# DIRECTIVE
With the images removed, repeat the data below exactly.

# SUPPLIED INFORMATION
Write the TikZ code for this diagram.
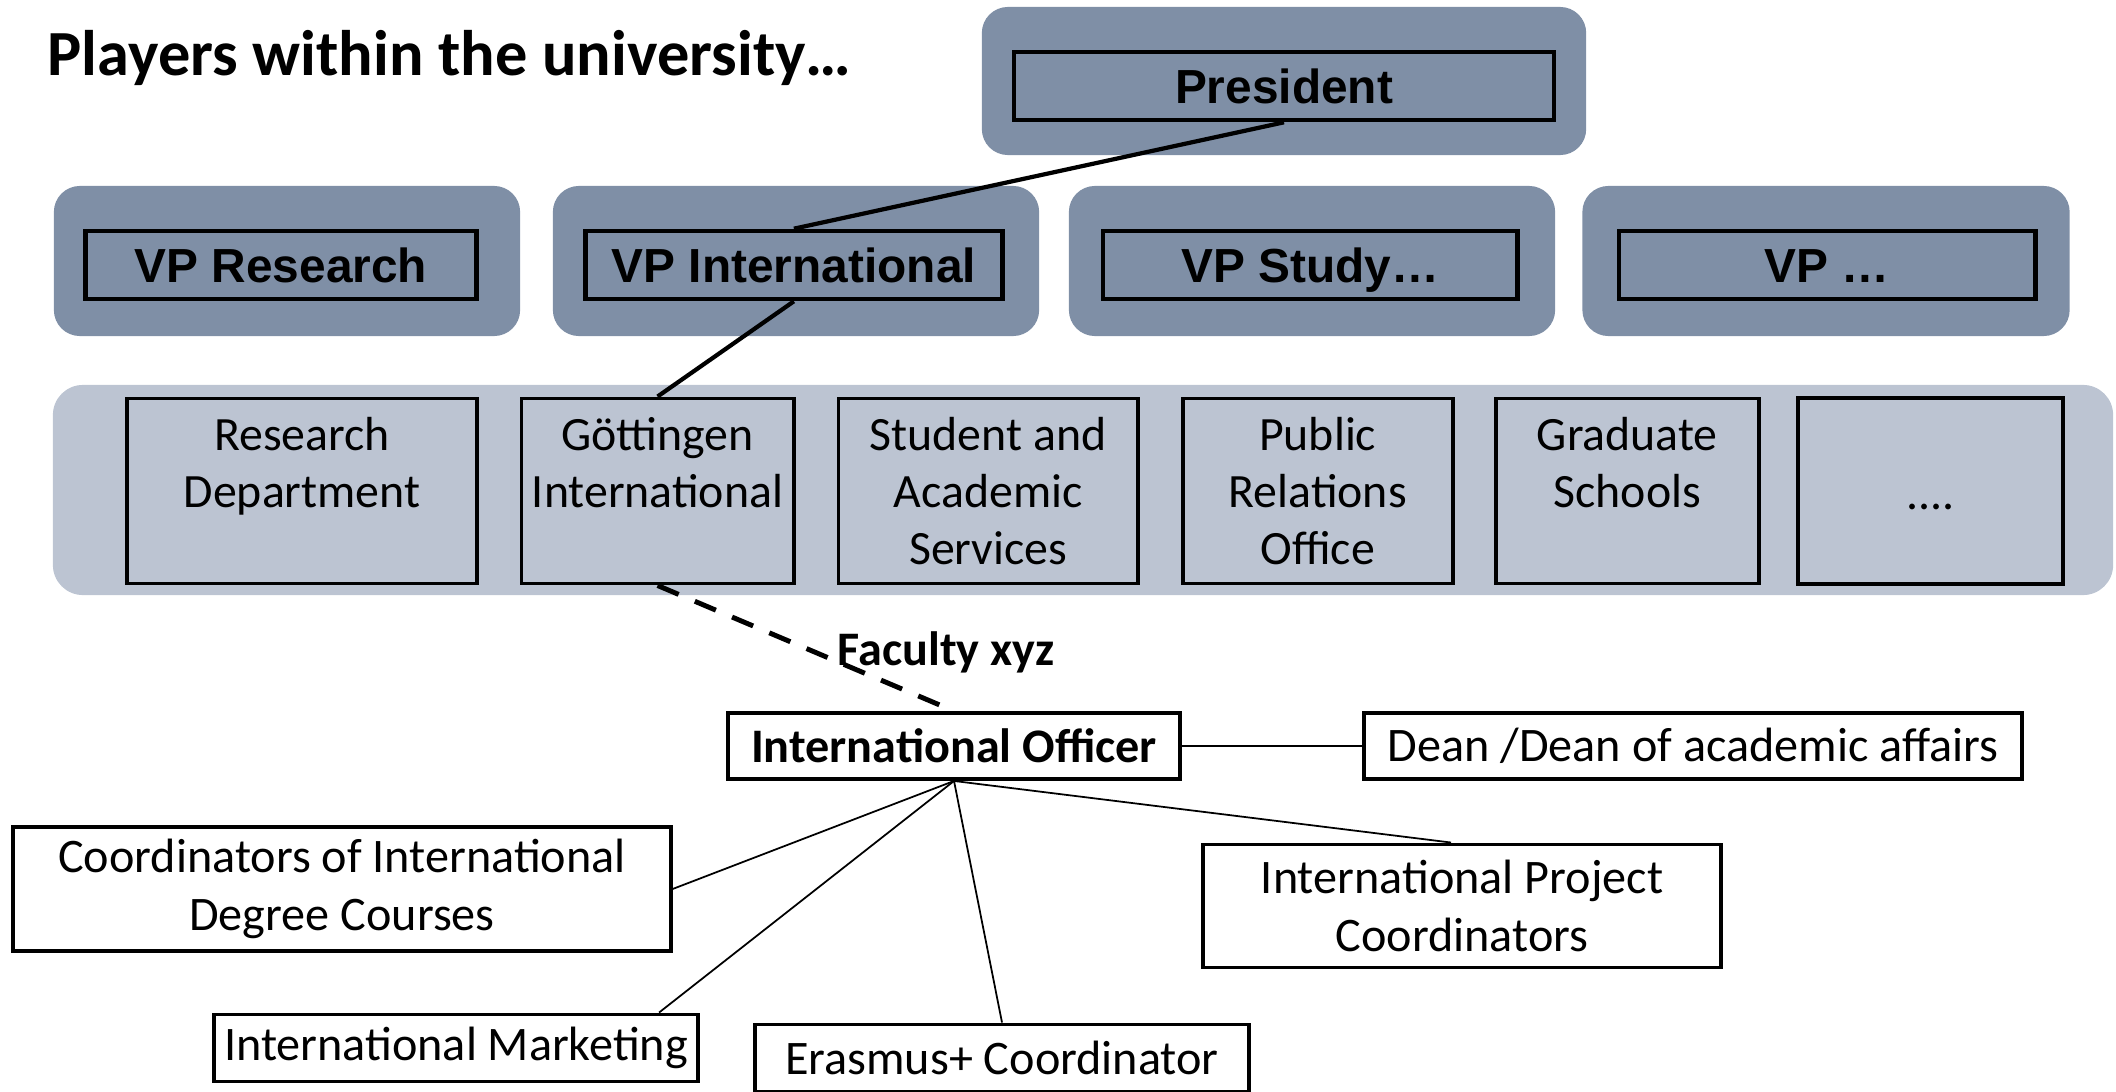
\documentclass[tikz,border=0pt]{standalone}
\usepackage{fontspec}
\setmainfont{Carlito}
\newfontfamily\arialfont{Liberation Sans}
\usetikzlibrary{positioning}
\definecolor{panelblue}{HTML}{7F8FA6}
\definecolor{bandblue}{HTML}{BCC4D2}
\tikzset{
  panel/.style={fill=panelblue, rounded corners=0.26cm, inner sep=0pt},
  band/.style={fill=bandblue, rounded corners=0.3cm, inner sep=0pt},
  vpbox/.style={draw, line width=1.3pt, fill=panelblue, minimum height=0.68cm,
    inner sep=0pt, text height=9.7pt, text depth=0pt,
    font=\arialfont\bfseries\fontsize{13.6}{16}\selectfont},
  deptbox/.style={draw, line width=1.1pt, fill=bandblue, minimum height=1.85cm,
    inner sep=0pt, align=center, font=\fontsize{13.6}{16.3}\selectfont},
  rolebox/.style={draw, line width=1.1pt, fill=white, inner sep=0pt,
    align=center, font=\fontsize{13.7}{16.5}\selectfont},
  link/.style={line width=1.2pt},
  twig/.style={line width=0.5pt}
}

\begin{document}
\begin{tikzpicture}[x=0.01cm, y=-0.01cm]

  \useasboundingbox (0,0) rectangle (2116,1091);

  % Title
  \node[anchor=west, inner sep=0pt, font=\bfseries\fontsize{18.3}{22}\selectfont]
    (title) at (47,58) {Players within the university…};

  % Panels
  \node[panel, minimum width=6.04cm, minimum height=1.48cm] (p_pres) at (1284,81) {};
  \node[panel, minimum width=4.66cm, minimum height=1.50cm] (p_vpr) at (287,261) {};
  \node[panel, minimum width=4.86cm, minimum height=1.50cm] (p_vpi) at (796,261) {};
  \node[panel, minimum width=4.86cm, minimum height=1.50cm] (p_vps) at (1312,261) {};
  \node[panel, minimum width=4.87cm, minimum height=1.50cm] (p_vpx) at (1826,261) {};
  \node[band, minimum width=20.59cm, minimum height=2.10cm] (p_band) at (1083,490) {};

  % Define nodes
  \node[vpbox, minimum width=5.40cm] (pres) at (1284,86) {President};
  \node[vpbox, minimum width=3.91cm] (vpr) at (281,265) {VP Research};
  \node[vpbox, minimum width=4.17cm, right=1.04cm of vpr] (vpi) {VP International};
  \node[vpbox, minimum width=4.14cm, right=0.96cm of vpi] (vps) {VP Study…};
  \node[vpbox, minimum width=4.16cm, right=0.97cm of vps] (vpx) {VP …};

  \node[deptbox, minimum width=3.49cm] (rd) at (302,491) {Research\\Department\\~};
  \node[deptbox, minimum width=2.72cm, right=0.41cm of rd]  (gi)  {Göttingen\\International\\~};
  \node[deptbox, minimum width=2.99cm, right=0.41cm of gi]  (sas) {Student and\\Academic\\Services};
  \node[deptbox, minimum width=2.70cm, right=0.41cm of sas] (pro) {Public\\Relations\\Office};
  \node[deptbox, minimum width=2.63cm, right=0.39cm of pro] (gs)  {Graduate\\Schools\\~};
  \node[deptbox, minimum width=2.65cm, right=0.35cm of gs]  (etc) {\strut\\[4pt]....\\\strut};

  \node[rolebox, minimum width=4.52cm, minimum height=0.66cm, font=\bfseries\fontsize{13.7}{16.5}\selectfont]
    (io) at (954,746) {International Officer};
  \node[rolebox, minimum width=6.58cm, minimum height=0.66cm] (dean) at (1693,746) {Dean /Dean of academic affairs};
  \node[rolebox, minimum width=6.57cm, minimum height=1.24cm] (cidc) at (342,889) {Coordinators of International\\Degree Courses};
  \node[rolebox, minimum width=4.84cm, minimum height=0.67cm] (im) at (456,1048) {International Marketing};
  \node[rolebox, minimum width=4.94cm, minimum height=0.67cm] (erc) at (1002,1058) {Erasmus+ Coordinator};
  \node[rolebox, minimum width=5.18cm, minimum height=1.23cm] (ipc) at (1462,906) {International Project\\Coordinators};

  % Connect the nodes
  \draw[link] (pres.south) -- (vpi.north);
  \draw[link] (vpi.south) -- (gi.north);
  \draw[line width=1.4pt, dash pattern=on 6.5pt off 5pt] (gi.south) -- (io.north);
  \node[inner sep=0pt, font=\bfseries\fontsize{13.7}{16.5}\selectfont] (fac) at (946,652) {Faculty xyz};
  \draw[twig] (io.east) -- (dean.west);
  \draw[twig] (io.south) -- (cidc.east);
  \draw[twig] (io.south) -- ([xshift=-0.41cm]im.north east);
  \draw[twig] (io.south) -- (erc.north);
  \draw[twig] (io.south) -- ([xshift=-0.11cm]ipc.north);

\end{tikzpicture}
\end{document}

# SOLUTION TO THIS PROBLEM
Write the TikZ code for this diagram.
\documentclass[tikz,border=0pt]{standalone}
\usepackage{fontspec}
\setmainfont{Carlito}
\newfontfamily\arialfont{Liberation Sans}
\usetikzlibrary{positioning}
\definecolor{panelblue}{HTML}{7F8FA6}
\definecolor{bandblue}{HTML}{BCC4D2}
\tikzset{
  panel/.style={fill=panelblue, rounded corners=0.26cm, inner sep=0pt},
  band/.style={fill=bandblue, rounded corners=0.3cm, inner sep=0pt},
  vpbox/.style={draw, line width=1.3pt, fill=panelblue, minimum height=0.68cm,
    inner sep=0pt, text height=9.7pt, text depth=0pt,
    font=\arialfont\bfseries\fontsize{13.6}{16}\selectfont},
  deptbox/.style={draw, line width=1.1pt, fill=bandblue, minimum height=1.85cm,
    inner sep=0pt, align=center, font=\fontsize{13.6}{16.3}\selectfont},
  rolebox/.style={draw, line width=1.1pt, fill=white, inner sep=0pt,
    align=center, font=\fontsize{13.7}{16.5}\selectfont},
  link/.style={line width=1.2pt},
  twig/.style={line width=0.5pt}
}

\begin{document}
\begin{tikzpicture}[x=0.01cm, y=-0.01cm]

  \useasboundingbox (0,0) rectangle (2116,1091);

  % Title
  \node[anchor=west, inner sep=0pt, font=\bfseries\fontsize{18.3}{22}\selectfont]
    (title) at (47,58) {Players within the university…};

  % Panels
  \node[panel, minimum width=6.04cm, minimum height=1.48cm] (p_pres) at (1284,81) {};
  \node[panel, minimum width=4.66cm, minimum height=1.50cm] (p_vpr) at (287,261) {};
  \node[panel, minimum width=4.86cm, minimum height=1.50cm] (p_vpi) at (796,261) {};
  \node[panel, minimum width=4.86cm, minimum height=1.50cm] (p_vps) at (1312,261) {};
  \node[panel, minimum width=4.87cm, minimum height=1.50cm] (p_vpx) at (1826,261) {};
  \node[band, minimum width=20.59cm, minimum height=2.10cm] (p_band) at (1083,490) {};

  % Define nodes
  \node[vpbox, minimum width=5.40cm] (pres) at (1284,86) {President};
  \node[vpbox, minimum width=3.91cm] (vpr) at (281,265) {VP Research};
  \node[vpbox, minimum width=4.17cm, right=1.04cm of vpr] (vpi) {VP International};
  \node[vpbox, minimum width=4.14cm, right=0.96cm of vpi] (vps) {VP Study…};
  \node[vpbox, minimum width=4.16cm, right=0.97cm of vps] (vpx) {VP …};

  \node[deptbox, minimum width=3.49cm] (rd) at (302,491) {Research\\Department\\~};
  \node[deptbox, minimum width=2.72cm, right=0.41cm of rd]  (gi)  {Göttingen\\International\\~};
  \node[deptbox, minimum width=2.99cm, right=0.41cm of gi]  (sas) {Student and\\Academic\\Services};
  \node[deptbox, minimum width=2.70cm, right=0.41cm of sas] (pro) {Public\\Relations\\Office};
  \node[deptbox, minimum width=2.63cm, right=0.39cm of pro] (gs)  {Graduate\\Schools\\~};
  \node[deptbox, minimum width=2.65cm, right=0.35cm of gs]  (etc) {\strut\\[4pt]....\\\strut};

  \node[rolebox, minimum width=4.52cm, minimum height=0.66cm, font=\bfseries\fontsize{13.7}{16.5}\selectfont]
    (io) at (954,746) {International Officer};
  \node[rolebox, minimum width=6.58cm, minimum height=0.66cm] (dean) at (1693,746) {Dean /Dean of academic affairs};
  \node[rolebox, minimum width=6.57cm, minimum height=1.24cm] (cidc) at (342,889) {Coordinators of International\\Degree Courses};
  \node[rolebox, minimum width=4.84cm, minimum height=0.67cm] (im) at (456,1048) {International Marketing};
  \node[rolebox, minimum width=4.94cm, minimum height=0.67cm] (erc) at (1002,1058) {Erasmus+ Coordinator};
  \node[rolebox, minimum width=5.18cm, minimum height=1.23cm] (ipc) at (1462,906) {International Project\\Coordinators};

  % Connect the nodes
  \draw[link] (pres.south) -- (vpi.north);
  \draw[link] (vpi.south) -- (gi.north);
  \draw[line width=1.4pt, dash pattern=on 6.5pt off 5pt] (gi.south) -- (io.north);
  \node[inner sep=0pt, font=\bfseries\fontsize{13.7}{16.5}\selectfont] (fac) at (946,652) {Faculty xyz};
  \draw[twig] (io.east) -- (dean.west);
  \draw[twig] (io.south) -- (cidc.east);
  \draw[twig] (io.south) -- ([xshift=-0.41cm]im.north east);
  \draw[twig] (io.south) -- (erc.north);
  \draw[twig] (io.south) -- ([xshift=-0.11cm]ipc.north);

\end{tikzpicture}
\end{document}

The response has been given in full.